### REQUIREMENTS
Only the lines from the start of the data below through the line that contains "(1.5,0) -- (1.5,771);" are to be copied, exactly and without pictures.

### SUPPLIED MATERIAL
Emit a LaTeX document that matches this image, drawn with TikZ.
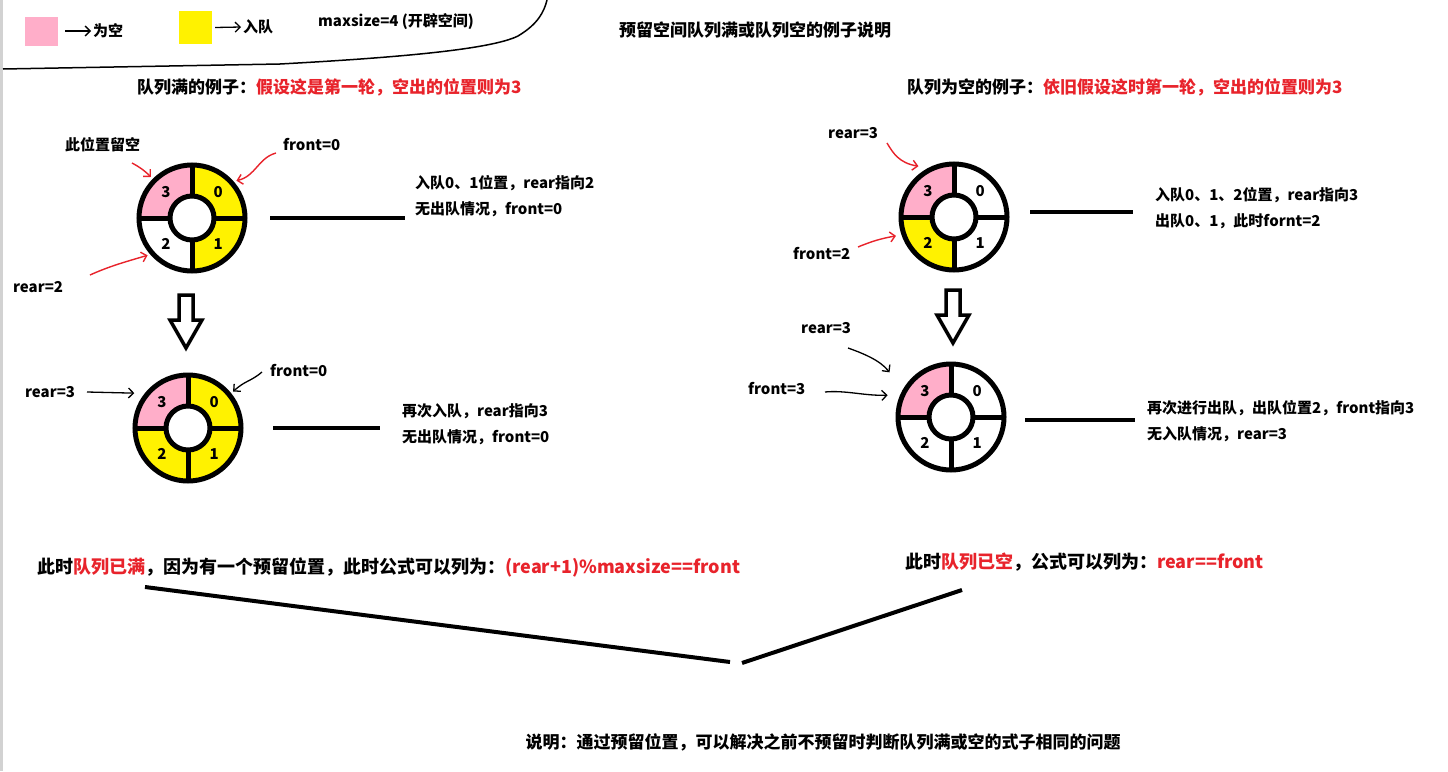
\documentclass[tikz,border=0pt]{standalone}
\usepackage{fontspec}
\setmainfont{Noto Sans CJK SC}
\usetikzlibrary{arrows.meta,calc}
\definecolor{qpink}{HTML}{FFAEC9}
\definecolor{qyellow}{HTML}{FFF200}
\definecolor{qred}{HTML}{E8232B}

% ring of four slots: name, centre, fills of slots 0,1,2,3
\newcommand{\ringfour}[6]{%
  \coordinate (#1) at (#2);
  \foreach \c/\a/\n in {#3/-90/0,#4/0/1,#5/90/2,#6/180/3}{
    \fill[\c] ($(#1)+(\a:22)$) arc[start angle=\a, delta angle=90, radius=22]
      -- ($(#1)+({\a+90}:53)$) arc[start angle={\a+90}, delta angle=-90, radius=53] -- cycle;
    \node[digit] (#1-\n) at ($(#1)+({\a+45}:37)$) {\n};
  }
  \draw[ring] (#1) circle[radius=53] (#1) circle[radius=22];
  \foreach \a in {0,90,180,270}
    \draw[ring] ($(#1)+(\a:22)$) -- ($(#1)+(\a:53)$);
}
\newcommand{\hollowdown}[2]{%
  \draw[hollow] (#1-7,#2) -- (#1+7,#2) -- (#1+7,#2+25) -- (#1+16,#2+25)
    -- (#1,#2+53) -- (#1-16,#2+25) -- (#1-7,#2+25) -- cycle;
}

\begin{document}
\begin{tikzpicture}[x=1pt,y=-1pt,
  txt/.style={anchor=west, inner sep=0pt, align=left, font=\bfseries\fontsize{15pt}{26pt}\selectfont},
  head/.style={anchor=west, inner sep=0pt, font=\bfseries\fontsize{17pt}{20pt}\selectfont},
  big/.style={anchor=west, inner sep=0pt, font=\bfseries\fontsize{18pt}{22pt}\selectfont},
  digit/.style={inner sep=0pt, font=\bfseries\fontsize{15pt}{18pt}\selectfont},
  ring/.style={line width=5pt},
  hollow/.style={line width=3.5pt, fill=white, line join=miter},
  lead/.style={line width=4pt},
  redptr/.style={draw=qred, line width=1.4pt, -{Straight Barb[length=5pt,width=10pt]}},
  blkptr/.style={draw=black, line width=1.3pt, -{Straight Barb[length=5pt,width=10pt]}},
  keybox/.style={minimum width=33pt, minimum height=29pt, inner sep=0pt}
]
\fill[white] (0,0) rectangle (1448,771);
\useasboundingbox (0,0) rectangle (1448,771);
\draw[gray!35, line width=2.5pt] (1.5,0) -- (1.5,771);

\node[keybox, fill=qpink] (pinkkey) at (41.5,31) {};
\node[txt] (emptytxt) at (93,31) {为空};
\draw[blkptr] ([xshift=7pt]pinkkey.east) -- ([xshift=-2pt]emptytxt.west);
\node[keybox, fill=qyellow, minimum height=33pt] (yellowkey) at (195.5,27.5) {};
\node[txt] (enqtxt) at (243,27) {入队};
\draw[blkptr] ([xshift=3pt]yellowkey.east) -- ([xshift=-2pt]enqtxt.west);
\node[txt] (maxsize) at (318,22) {maxsize=4 (开辟空间)};
\draw[line width=1.5pt] (3,69) -- (280,64) .. controls (390,58) and (490,50) .. (518,36)
  .. controls (538,24) and (544,12) .. (547,0);

\node[head, anchor=center] (title) at (755,30) {预留空间队列满或队列空的例子说明};
\node[head] (headA) at (137,87) {队列满的例子：\textcolor{qred}{假设这是第一轮，空出的位置则为3}};
\node[head] (headC) at (907,87) {队列为空的例子：\textcolor{qred}{依旧假设这时第一轮，空出的位置则为3}};

\ringfour{rA}{192,218}{qyellow}{qyellow}{white}{qpink}
\node[txt] (keepA) at (65,145) {此位置留空};
\node[txt] (frontA) at (283,145) {front=0};
\node[txt] (rearA) at (13,287) {rear=2};
\coordinate (keepAtail) at (132,163);
\coordinate (frontAtail) at (276,153);
\coordinate (rearAtail) at (90,275);
\draw[redptr] (keepAtail) to[bend left=8] ($(rA)+(225:58)$);
\draw[redptr] (frontAtail) .. controls (258,158) and (256,176) .. ($(rA)+(-40:58)$);
\draw[redptr] (rearAtail) .. controls (110,266) and (125,262) .. ($(rA)+(140:58)$);
\draw[lead] ($(rA)+(78,0)$) -- +(135,0);
\node[txt] (infoA) at (415,196) {入队0、1位置，rear指向2\\无出队情况，front=0};

\hollowdown{186}{295}

\ringfour{rB}{188,428}{qyellow}{qyellow}{qyellow}{qpink}
\node[txt] (rearB) at (25,392) {rear=3};
\node[txt] (frontB) at (270,371) {front=0};
\coordinate (rearBtail) at (87,392);
\coordinate (frontBtail) at (262,372);
\draw[blkptr] (rearBtail) -- ($(rB)+(213:64)$);
\draw[blkptr] (frontBtail) .. controls (250,382) and (246,380) .. ($(rB)+(-39:58)$);
\draw[lead] ($(rB)+(85,0)$) -- +(107,0);
\node[txt] (infoB) at (402,424) {再次入队，rear指向3\\无出队情况，front=0};

\ringfour{rC}{954,217}{white}{white}{qyellow}{qpink}
\node[txt] (rearC) at (828,133) {rear=3};
\node[txt] (frontC) at (793,254) {front=2};
\coordinate (rearCtail) at (887,143);
\coordinate (frontCtail) at (858,247);
\draw[redptr] (rearCtail) .. controls (893,153) and (899,163) .. ($(rC)+(235:62)$);
\draw[redptr] (frontCtail) to[bend left=6] ($(rC)+(162:61)$);
\draw[lead] ($(rC)+(76,-5)$) -- +(103,0);
\node[txt] (infoC) at (1155,208) {入队0、1、2位置，rear指向3\\出队0、1，此时fornt=2};

\hollowdown{953}{290}

\ringfour{rD}{951,417}{white}{white}{white}{qpink}
\node[txt] (rearD) at (801,328) {rear=3};
\node[txt] (frontD) at (748,389) {front=3};
\coordinate (rearDtail) at (848,348);
\coordinate (frontDtail) at (825,392);
\draw[blkptr] (rearDtail) .. controls (862,353) and (880,360) .. ($(rD)+(216:76)$);
\draw[blkptr] (frontDtail) .. controls (845,390) and (865,396) .. ($(rD)+(199:67)$);
\draw[lead] ($(rD)+(74,3)$) -- +(110,0);
\node[txt] (infoD) at (1147,421) {再次进行出队，出队位置2，front指向3\\无入队情况，rear=3};

\node[big] (sumA) at (37,567) {此时\textcolor{qred}{队列已满}，因为有一个预留位置，此时公式可以列为：\textcolor{qred}{(rear+1)\%maxsize==front}};
\node[big] (sumC) at (905,562) {此时\textcolor{qred}{队列已空}，公式可以列为：\textcolor{qred}{rear==front}};
\coordinate (vleft) at (145,587);
\coordinate (vmidA) at (730,662);
\coordinate (vmidC) at (742,663);
\coordinate (vright) at (962,590);
\draw[lead] (vleft) -- (vmidA);
\draw[lead] (vmidC) -- (vright);
\node[head, anchor=center] (note) at (823,742) {说明：通过预留位置，可以解决之前不预留时判断队列满或空的式子相同的问题};
\end{tikzpicture}
\end{document}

### WRITTEN RESPONSE
Emit a LaTeX document that matches this image, drawn with TikZ.
\documentclass[tikz,border=0pt]{standalone}
\usepackage{fontspec}
\setmainfont{Noto Sans CJK SC}
\usetikzlibrary{arrows.meta,calc}
\definecolor{qpink}{HTML}{FFAEC9}
\definecolor{qyellow}{HTML}{FFF200}
\definecolor{qred}{HTML}{E8232B}

% ring of four slots: name, centre, fills of slots 0,1,2,3
\newcommand{\ringfour}[6]{%
  \coordinate (#1) at (#2);
  \foreach \c/\a/\n in {#3/-90/0,#4/0/1,#5/90/2,#6/180/3}{
    \fill[\c] ($(#1)+(\a:22)$) arc[start angle=\a, delta angle=90, radius=22]
      -- ($(#1)+({\a+90}:53)$) arc[start angle={\a+90}, delta angle=-90, radius=53] -- cycle;
    \node[digit] (#1-\n) at ($(#1)+({\a+45}:37)$) {\n};
  }
  \draw[ring] (#1) circle[radius=53] (#1) circle[radius=22];
  \foreach \a in {0,90,180,270}
    \draw[ring] ($(#1)+(\a:22)$) -- ($(#1)+(\a:53)$);
}
\newcommand{\hollowdown}[2]{%
  \draw[hollow] (#1-7,#2) -- (#1+7,#2) -- (#1+7,#2+25) -- (#1+16,#2+25)
    -- (#1,#2+53) -- (#1-16,#2+25) -- (#1-7,#2+25) -- cycle;
}

\begin{document}
\begin{tikzpicture}[x=1pt,y=-1pt,
  txt/.style={anchor=west, inner sep=0pt, align=left, font=\bfseries\fontsize{15pt}{26pt}\selectfont},
  head/.style={anchor=west, inner sep=0pt, font=\bfseries\fontsize{17pt}{20pt}\selectfont},
  big/.style={anchor=west, inner sep=0pt, font=\bfseries\fontsize{18pt}{22pt}\selectfont},
  digit/.style={inner sep=0pt, font=\bfseries\fontsize{15pt}{18pt}\selectfont},
  ring/.style={line width=5pt},
  hollow/.style={line width=3.5pt, fill=white, line join=miter},
  lead/.style={line width=4pt},
  redptr/.style={draw=qred, line width=1.4pt, -{Straight Barb[length=5pt,width=10pt]}},
  blkptr/.style={draw=black, line width=1.3pt, -{Straight Barb[length=5pt,width=10pt]}},
  keybox/.style={minimum width=33pt, minimum height=29pt, inner sep=0pt}
]
\fill[white] (0,0) rectangle (1448,771);
\useasboundingbox (0,0) rectangle (1448,771);
\draw[gray!35, line width=2.5pt] (1.5,0) -- (1.5,771);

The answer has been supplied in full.